### TASK OBJECTIVE
Below is a listing to transcribe in full and exactly; keep the pictures out.

### DATA SEGMENT
----------------
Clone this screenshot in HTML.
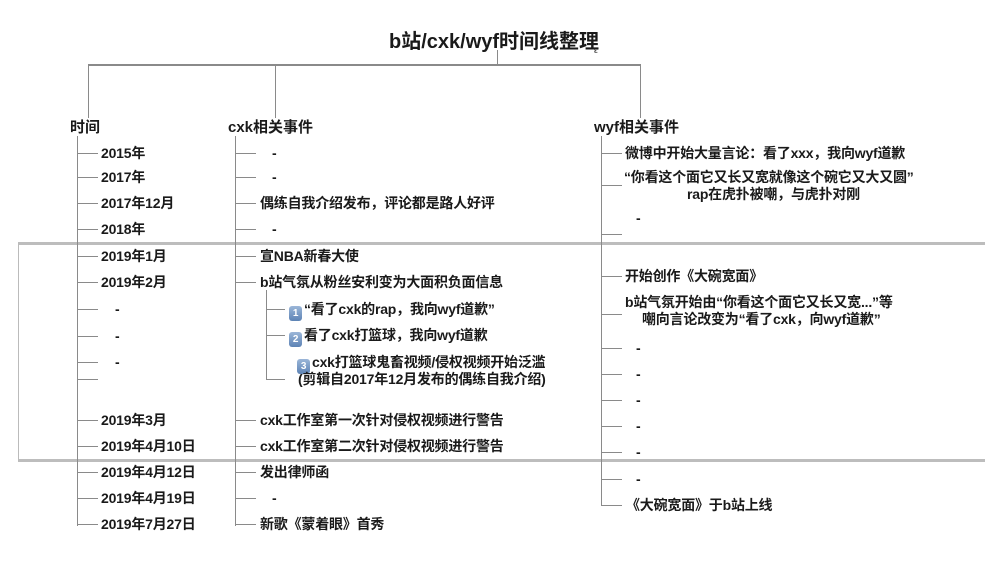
<!DOCTYPE html><html><head><meta charset="utf-8"><style>
body{margin:0;width:1000px;height:564px;background:#fff;position:relative;overflow:hidden;font-family:"Liberation Sans","Noto Sans CJK SC",sans-serif;color:#1a1a1a}
.t{position:absolute;font-size:14px;font-weight:bold;white-space:nowrap;line-height:16px;letter-spacing:-0.2px}
.h{position:absolute;font-size:15px;font-weight:bold;white-space:nowrap}
.l{position:absolute;background:#8a8a8a}
.b{display:inline-block;width:13px;height:15px;border-radius:3px;background:linear-gradient(#9bb6d8,#5d83b5);color:#fff;font-size:10px;text-align:center;line-height:15px;margin-right:2px;vertical-align:-2px}
</style></head><body>
<div class="h" style="left:389px;top:25px;font-size:20px">b站/cxk/wyf时间线整理</div>
<div class="t" style="left:594px;top:44px;font-size:12px;font-weight:normal">ᵋ</div>
<div class="l" style="left:497px;top:50px;width:1px;height:15px"></div>
<div class="l" style="left:88px;top:64px;width:553px;height:2px"></div>
<div class="l" style="left:88px;top:65px;width:1px;height:53px"></div>
<div class="l" style="left:275px;top:65px;width:1px;height:53px"></div>
<div class="l" style="left:640px;top:65px;width:1px;height:53px"></div>
<div class="h" style="left:70px;top:116px">时间</div>
<div class="h" style="left:228px;top:116px">cxk相关事件</div>
<div class="h" style="left:594px;top:116px">wyf相关事件</div>
<div class="l" style="left:18px;top:242px;width:967px;height:3px;background:#bdbdbd"></div>
<div class="l" style="left:18px;top:459px;width:967px;height:3px;background:#bdbdbd"></div>
<div class="l" style="left:18px;top:243px;width:1px;height:218px;background:#bbb"></div>
<div class="l" style="left:77px;top:136px;width:1px;height:390px"></div>
<div class="l" style="left:235px;top:136px;width:1px;height:390px"></div>
<div class="l" style="left:266px;top:290px;width:1px;height:90px"></div>
<div class="l" style="left:601px;top:136px;width:1px;height:370px"></div>
<script>
function tick(x,y,w){document.write('<div class="l" style="left:'+x+'px;top:'+y+'px;width:'+w+'px;height:1px"></div>')}
function txt(x,y,s){document.write('<div class="t" style="left:'+x+'px;top:'+(y-8)+'px">'+s+'</div>')}
var T=[[153,'2015年'],[177,'2017年'],[203,'2017年12月'],[229,'2018年'],[256,'2019年1月'],[282,'2019年2月'],[309,'-'],[336,'-'],[362,'-'],[379,''],[420,'2019年3月'],[446,'2019年4月10日'],[472,'2019年4月12日'],[498,'2019年4月19日'],[524,'2019年7月27日']];
T.forEach(function(r){tick(78,r[0],20);if(r[1]=='-')txt(115,r[0],'-');else txt(101,r[0],r[1]);});
var C=[[153,'-'],[177,'-'],[203,'偶练自我介绍发布，评论都是路人好评'],[229,'-'],[256,'宣NBA新春大使'],[282,'b站气氛从粉丝安利变为大面积负面信息'],[420,'cxk工作室第一次针对侵权视频进行警告'],[446,'cxk工作室第二次针对侵权视频进行警告'],[472,'发出律师函'],[498,'-'],[524,'新歌《蒙着眼》首秀']];
C.forEach(function(r){tick(236,r[0],20);if(r[1]=='-')txt(272,r[0],'-');else txt(260,r[0],r[1]);});
tick(267,309,18);tick(267,335,18);tick(267,379,18);
txt(289,309,'<span class="b">1</span>“看了cxk的rap，我向wyf道歉”');
txt(289,335,'<span class="b">2</span>看了cxk打篮球，我向wyf道歉');
txt(297,362,'<span class="b">3</span>cxk打篮球鬼畜视频/侵权视频开始泛滥');
txt(298,379,'(剪辑自2017年12月发布的偶练自我介绍)');
var W=[153,185,234,276,314,348,374,400,426,452,479,505];
W.forEach(function(y){tick(602,y,20)});
txt(625,153,'微博中开始大量言论：看了xxx，我向wyf道歉');
txt(624,177,'“你看这个面它又长又宽就像这个碗它又大又圆”');
txt(687,194,'rap在虎扑被嘲，与虎扑对刚');
txt(636,218,'-');
txt(625,276,'开始创作《大碗宽面》');
txt(625,302,'b站气氛开始由“你看这个面它又长又宽...”等');
txt(642,319,'嘲向言论改变为“看了cxk，向wyf道歉”');
[348,374,400,426,452,479].forEach(function(y){txt(636,y,'-')});
txt(626,505,'《大碗宽面》于b站上线');
</script>
</body></html>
----------------
### RESPONSE
Clone this screenshot in HTML.
<!DOCTYPE html><html><head><meta charset="utf-8"><style>
body{margin:0;width:1000px;height:564px;background:#fff;position:relative;overflow:hidden;font-family:"Liberation Sans","Noto Sans CJK SC",sans-serif;color:#1a1a1a}
.t{position:absolute;font-size:14px;font-weight:bold;white-space:nowrap;line-height:16px;letter-spacing:-0.2px}
.h{position:absolute;font-size:15px;font-weight:bold;white-space:nowrap}
.l{position:absolute;background:#8a8a8a}
.b{display:inline-block;width:13px;height:15px;border-radius:3px;background:linear-gradient(#9bb6d8,#5d83b5);color:#fff;font-size:10px;text-align:center;line-height:15px;margin-right:2px;vertical-align:-2px}
</style></head><body>
<div class="h" style="left:389px;top:25px;font-size:20px">b站/cxk/wyf时间线整理</div>
<div class="t" style="left:594px;top:44px;font-size:12px;font-weight:normal">ᵋ</div>
<div class="l" style="left:497px;top:50px;width:1px;height:15px"></div>
<div class="l" style="left:88px;top:64px;width:553px;height:2px"></div>
<div class="l" style="left:88px;top:65px;width:1px;height:53px"></div>
<div class="l" style="left:275px;top:65px;width:1px;height:53px"></div>
<div class="l" style="left:640px;top:65px;width:1px;height:53px"></div>
<div class="h" style="left:70px;top:116px">时间</div>
<div class="h" style="left:228px;top:116px">cxk相关事件</div>
<div class="h" style="left:594px;top:116px">wyf相关事件</div>
<div class="l" style="left:18px;top:242px;width:967px;height:3px;background:#bdbdbd"></div>
<div class="l" style="left:18px;top:459px;width:967px;height:3px;background:#bdbdbd"></div>
<div class="l" style="left:18px;top:243px;width:1px;height:218px;background:#bbb"></div>
<div class="l" style="left:77px;top:136px;width:1px;height:390px"></div>
<div class="l" style="left:235px;top:136px;width:1px;height:390px"></div>
<div class="l" style="left:266px;top:290px;width:1px;height:90px"></div>
<div class="l" style="left:601px;top:136px;width:1px;height:370px"></div>
<script>
function tick(x,y,w){document.write('<div class="l" style="left:'+x+'px;top:'+y+'px;width:'+w+'px;height:1px"></div>')}
function txt(x,y,s){document.write('<div class="t" style="left:'+x+'px;top:'+(y-8)+'px">'+s+'</div>')}
var T=[[153,'2015年'],[177,'2017年'],[203,'2017年12月'],[229,'2018年'],[256,'2019年1月'],[282,'2019年2月'],[309,'-'],[336,'-'],[362,'-'],[379,''],[420,'2019年3月'],[446,'2019年4月10日'],[472,'2019年4月12日'],[498,'2019年4月19日'],[524,'2019年7月27日']];
T.forEach(function(r){tick(78,r[0],20);if(r[1]=='-')txt(115,r[0],'-');else txt(101,r[0],r[1]);});
var C=[[153,'-'],[177,'-'],[203,'偶练自我介绍发布，评论都是路人好评'],[229,'-'],[256,'宣NBA新春大使'],[282,'b站气氛从粉丝安利变为大面积负面信息'],[420,'cxk工作室第一次针对侵权视频进行警告'],[446,'cxk工作室第二次针对侵权视频进行警告'],[472,'发出律师函'],[498,'-'],[524,'新歌《蒙着眼》首秀']];
C.forEach(function(r){tick(236,r[0],20);if(r[1]=='-')txt(272,r[0],'-');else txt(260,r[0],r[1]);});
tick(267,309,18);tick(267,335,18);tick(267,379,18);
txt(289,309,'<span class="b">1</span>“看了cxk的rap，我向wyf道歉”');
txt(289,335,'<span class="b">2</span>看了cxk打篮球，我向wyf道歉');
txt(297,362,'<span class="b">3</span>cxk打篮球鬼畜视频/侵权视频开始泛滥');
txt(298,379,'(剪辑自2017年12月发布的偶练自我介绍)');
var W=[153,185,234,276,314,348,374,400,426,452,479,505];
W.forEach(function(y){tick(602,y,20)});
txt(625,153,'微博中开始大量言论：看了xxx，我向wyf道歉');
txt(624,177,'“你看这个面它又长又宽就像这个碗它又大又圆”');
txt(687,194,'rap在虎扑被嘲，与虎扑对刚');
txt(636,218,'-');
txt(625,276,'开始创作《大碗宽面》');
txt(625,302,'b站气氛开始由“你看这个面它又长又宽...”等');
txt(642,319,'嘲向言论改变为“看了cxk，向wyf道歉”');
[348,374,400,426,452,479].forEach(function(y){txt(636,y,'-')});
txt(626,505,'《大碗宽面》于b站上线');
</script>
</body></html>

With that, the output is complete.